A key realisation was that we need to ensure that quality is higher; quality is always a word which makes me think: What is quality? How do you define quality? I often think that quality is one of the most subjective words in software development. I’ve come to realise that quality isn’t just about how good the code is. It’s about meeting the customer expectations as quickly as possible – that’s the purpose of our job (the Agile Manifesto highlights this).
One of the key things to quality is that getting through system test shouldn’t be a chore. It should be a pleasant experience and the amount of back and forth between System Test and development is a good indicator of poor quality. (Note: this isn’t the only measure of quality; this article isn’t about code quality). This should be reduced to the minimum. This is twofold:
- It can cause friction between developers and testers.
- More importantly it ends up costing you a lot – of trust, and more importantly money.
Unit testing has been around since the computer was born – well programming was born. I wonder whether Ada Lovelace had Unit Tests. I recall my time at University and that my key lecturer – Tony always wanted you to have test harnesses before he’d accept your code for assignments. This meant you had a suite of tests which ensured you substring written in assembler would work. You’d pass in certain strings and then see whether the expected came out – failingl the test if it didn’t work.

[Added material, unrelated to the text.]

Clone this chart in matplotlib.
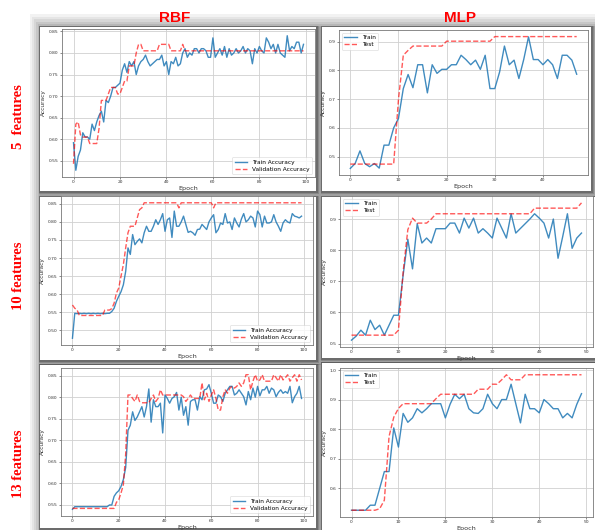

I often wonder where I lost that skill or why I forgot to do it. After I graduated it all became about writing code and getting it in to production as soon as possible. It didn’t matter about the tests; it just mattered about getting the code out as soon as possible. How mistaken I have been. I must have cost companies a fortune; I’ve been for interviews where they asked, “How do you test code?” – press F5 and play around with edge cases was generally my answer. You could see their faces – “What about NUnit?”

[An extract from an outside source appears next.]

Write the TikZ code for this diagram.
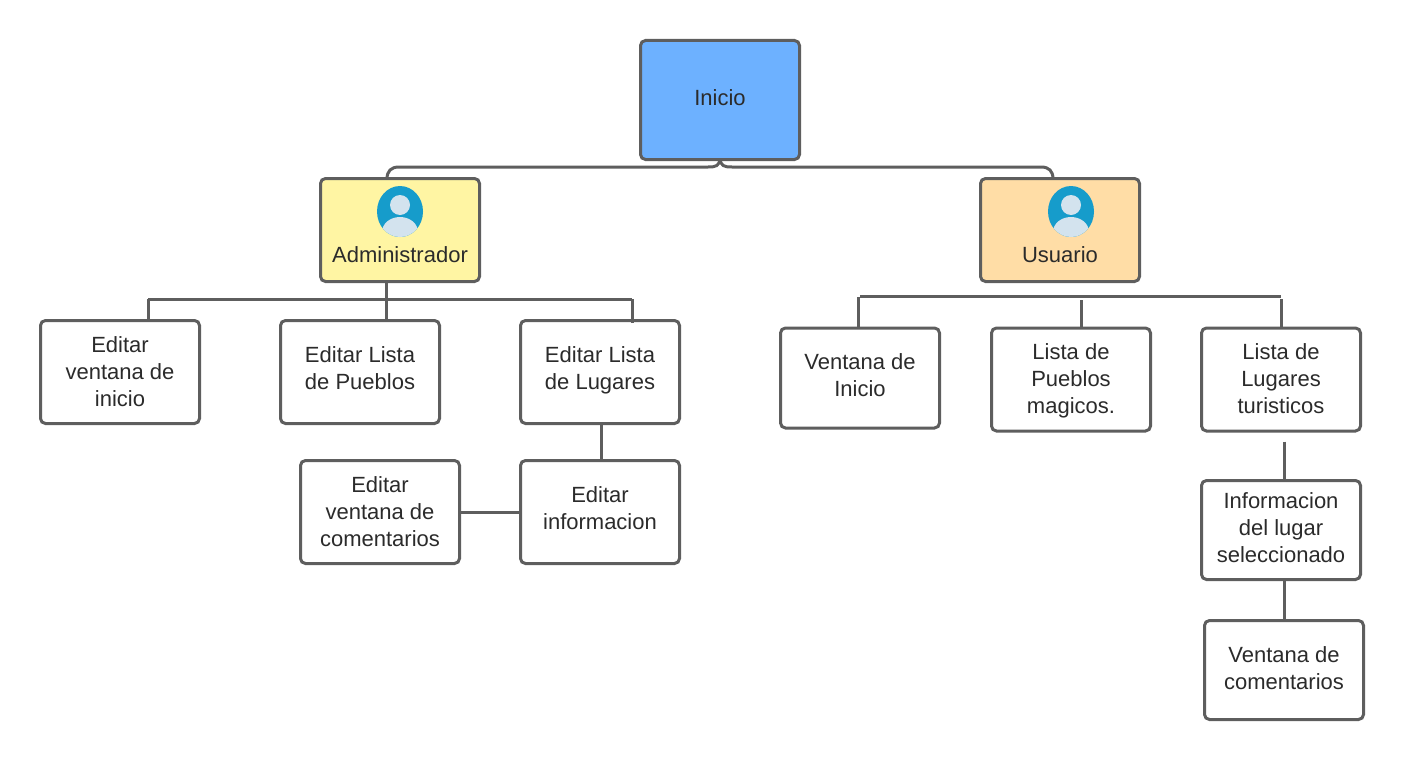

Big admission I know. For me over the past couple of years I’ve come to realise that software development is all about learning, the faster that you can learn the more adaptable and more progressive you become as a developer.
It’s taken me about 6 months to get used to Test Driven Development, and get it (nearly) completely embedded in to my development practise. I now feel that I have a better understanding of how to write tests, and write better quality code as a consequence. This hasn’t been easy – it’s been hard work, changing the habit of my entire (semi) professional programming career. Write the tests first, and then write the code to make those tests pass.
It is amazing that it now “feels wrong” to be writing code which doesn’t have a test. How weird I wouldn’t have cared a couple of years back. It’s definitely been a learning experience and something that I am now keen to share with other professionals as well.
Once you become passionate about a technique it can quickly rub off on to other people.